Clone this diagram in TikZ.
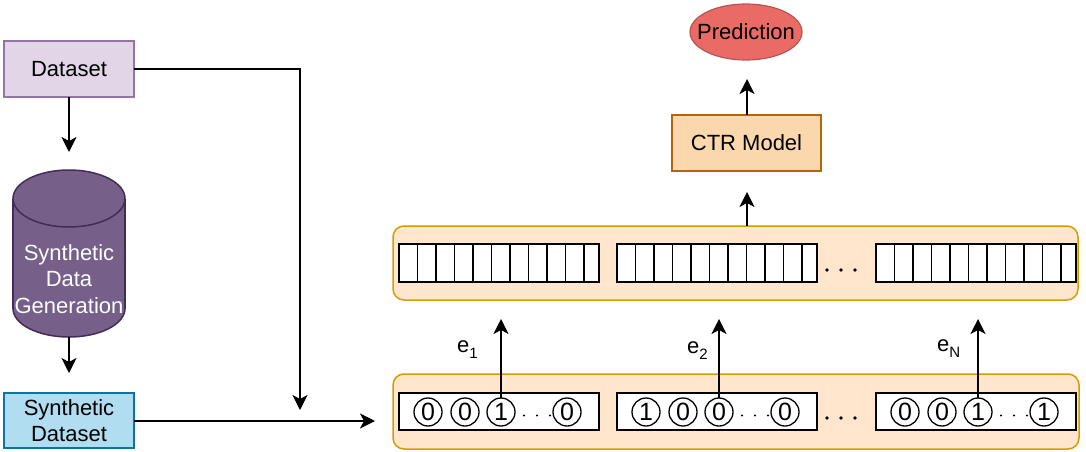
\documentclass[tikz,border=0pt]{standalone}
\usepackage{fontspec}
\setmainfont{Liberation Sans}
\usetikzlibrary{arrows.meta,shapes.geometric}
\definecolor{dsfill}{HTML}{E1D5E7}
\definecolor{dsline}{HTML}{9673A6}
\definecolor{cylfill}{HTML}{76608A}
\definecolor{cylline}{HTML}{432D57}
\definecolor{sdfill}{HTML}{B1DDF0}
\definecolor{sdline}{HTML}{10739E}
\definecolor{cfill}{HTML}{FFE6CC}
\definecolor{cline}{HTML}{D79B00}
\definecolor{ctrfill}{HTML}{FAD7AC}
\definecolor{ctrline}{HTML}{B46504}
\definecolor{prfill}{HTML}{EA6B66}
\definecolor{prline}{HTML}{B85450}
\tikzset{
  arr/.style={line width=1.6pt, -{Stealth[length=15pt,width=15pt,inset=4pt]}},
  boxnode/.style={draw, line width=1.5pt, inner sep=0pt, outer sep=0pt, align=center},
  container/.style={draw=cline, fill=cfill, line width=1.5pt, rounded corners=11pt, inner sep=0pt, outer sep=0pt},
  vecbox/.style={draw=black, fill=white, line width=1.8pt, minimum width=200pt, inner sep=0pt, outer sep=0pt},
  bit/.style={circle, draw=black, line width=1.3pt, minimum size=28pt, inner sep=0pt, outer sep=0pt, font=\fontsize{25}{25}\selectfont},
  elabel/.style={anchor=base west, inner sep=0pt, font=\fontsize{22}{22}\selectfont},
}
\newcommand{\subsc}[1]{\raisebox{-0.3em}{\fontsize{15}{15}\selectfont #1}}
\begin{document}
\begin{tikzpicture}[x=1pt,y=-1pt, font=\fontsize{22}{26.5}\selectfont]
\useasboundingbox (0,0) rectangle (1086,452);

% left column
\node[boxnode, draw=dsline, fill=dsfill, minimum width=130pt, minimum height=56pt] (ds) at (69,69) {Dataset};
% cylinder
\draw[draw=cylline, fill=cylfill, line width=1.5pt] (69,308.5) ellipse [x radius=56, y radius=28.5];
\fill[cylfill] (13,198.5) rectangle (125,308.5);
\draw[cylline, line width=1.5pt] (13,198.5) -- (13,308.5) (125,198.5) -- (125,308.5);
\draw[draw=cylline, fill=cylfill, line width=1.5pt] (69,198.5) ellipse [x radius=56, y radius=28.5];
\node[white, align=center, inner sep=0pt] (gen) at (69,279) {Synthetic\\Data\\Generation};
\coordinate (gentop) at (69,152);
\coordinate (genbot) at (69,337);
\coordinate (sdtip) at (69,373);
\node[boxnode, draw=sdline, fill=sdfill, minimum width=130pt, minimum height=55pt] (sd) at (69,420.5) {Synthetic\\Dataset};

\draw[arr] (ds.south) -- (gentop);
\draw[arr] (genbot) -- (sdtip);
\coordinate (dstip) at (300,410);
\draw[arr] (ds.east) -| (dstip);
\coordinate (sdend) at (375,421);
\draw[arr] (sd.east |- sdend) -- (sdend);

% containers
\node[container, minimum width=685pt, minimum height=74pt] (topc) at (735.5,263) {};
\node[container, minimum width=686pt, minimum height=75pt] (botc) at (736,411.5) {};

% top vectors
\foreach \bx/\nm in {399/v1,617/v2,876/v3}{
  \node[vecbox, minimum height=38pt, anchor=west] (\nm) at (\bx,263) {};
  \foreach \k in {1,...,10}{
    \draw[line width=1.3pt] (\bx+18.5*\k,244) -- (\bx+18.5*\k,282);
  }
}
\foreach \dx in {827,841,855}{
  \fill (\dx,270) circle (1.8);
  \fill (\dx,418) circle (1.8);
}

% bottom one-hot vectors
\foreach \bx/\nm/\a/\b/\c/\d in {399/o1/0/0/1/0,617/o2/1/0/0/0,876/o3/0/0/1/1}{
  \node[vecbox, minimum height=37pt, anchor=west] (\nm) at (\bx,411.5) {};
  \node[bit] (\nm a) at (\bx+29,412) {\a};
  \node[bit] (\nm b) at (\bx+66,412) {\b};
  \node[bit] (\nm c) at (\bx+102,412) {\c};
  \node[bit] (\nm d) at (\bx+168,412) {\d};
  \foreach \dd in {23,36,49}{
    \fill (\bx+102+\dd,415.5) circle (1.2);
  }
}

% embedding arrows
\coordinate (e1tip) at (501,319);
\coordinate (e2tip) at (719,319);
\coordinate (e3tip) at (978,319);
\draw[arr] (o1c.north) -- (e1tip);
\draw[arr] (o2c.north) -- (e2tip);
\draw[arr] (o3c.north) -- (e3tip);
\node[elabel] (l1) at (457,352) {e\subsc{1}};
\node[elabel] (l2) at (687,353) {e\subsc{2}};
\node[elabel] (l3) at (937,351) {e\subsc{N}};

% CTR and prediction
\node[boxnode, draw=ctrline, fill=ctrfill, minimum width=149pt, minimum height=56pt] (ctr) at (746.5,143) {CTR Model};
\node[ellipse, draw=prline, fill=prfill, line width=1.2pt, minimum width=112pt, minimum height=56pt, inner sep=0pt] (pred) at (746,32) {\makebox[0pt]{Prediction}};
\coordinate (ctrtip) at (747,192);
\coordinate (predtip) at (747,79);
\draw[arr] (ctrtip |- topc.north) -- (ctrtip);
\draw[arr] (ctrtip |- ctr.north) -- (predtip);
\end{tikzpicture}
\end{document}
§ §
▶ **WRITTEN REQUEST**: Could the lines from the top of the material through the line with "(0,0) rectangle (1086,452);" be repeated exactly, pictures left out?

▶ **TASK SOLUTION**:
Clone this diagram in TikZ.
\documentclass[tikz,border=0pt]{standalone}
\usepackage{fontspec}
\setmainfont{Liberation Sans}
\usetikzlibrary{arrows.meta,shapes.geometric}
\definecolor{dsfill}{HTML}{E1D5E7}
\definecolor{dsline}{HTML}{9673A6}
\definecolor{cylfill}{HTML}{76608A}
\definecolor{cylline}{HTML}{432D57}
\definecolor{sdfill}{HTML}{B1DDF0}
\definecolor{sdline}{HTML}{10739E}
\definecolor{cfill}{HTML}{FFE6CC}
\definecolor{cline}{HTML}{D79B00}
\definecolor{ctrfill}{HTML}{FAD7AC}
\definecolor{ctrline}{HTML}{B46504}
\definecolor{prfill}{HTML}{EA6B66}
\definecolor{prline}{HTML}{B85450}
\tikzset{
  arr/.style={line width=1.6pt, -{Stealth[length=15pt,width=15pt,inset=4pt]}},
  boxnode/.style={draw, line width=1.5pt, inner sep=0pt, outer sep=0pt, align=center},
  container/.style={draw=cline, fill=cfill, line width=1.5pt, rounded corners=11pt, inner sep=0pt, outer sep=0pt},
  vecbox/.style={draw=black, fill=white, line width=1.8pt, minimum width=200pt, inner sep=0pt, outer sep=0pt},
  bit/.style={circle, draw=black, line width=1.3pt, minimum size=28pt, inner sep=0pt, outer sep=0pt, font=\fontsize{25}{25}\selectfont},
  elabel/.style={anchor=base west, inner sep=0pt, font=\fontsize{22}{22}\selectfont},
}
\newcommand{\subsc}[1]{\raisebox{-0.3em}{\fontsize{15}{15}\selectfont #1}}
\begin{document}
\begin{tikzpicture}[x=1pt,y=-1pt, font=\fontsize{22}{26.5}\selectfont]
\useasboundingbox (0,0) rectangle (1086,452);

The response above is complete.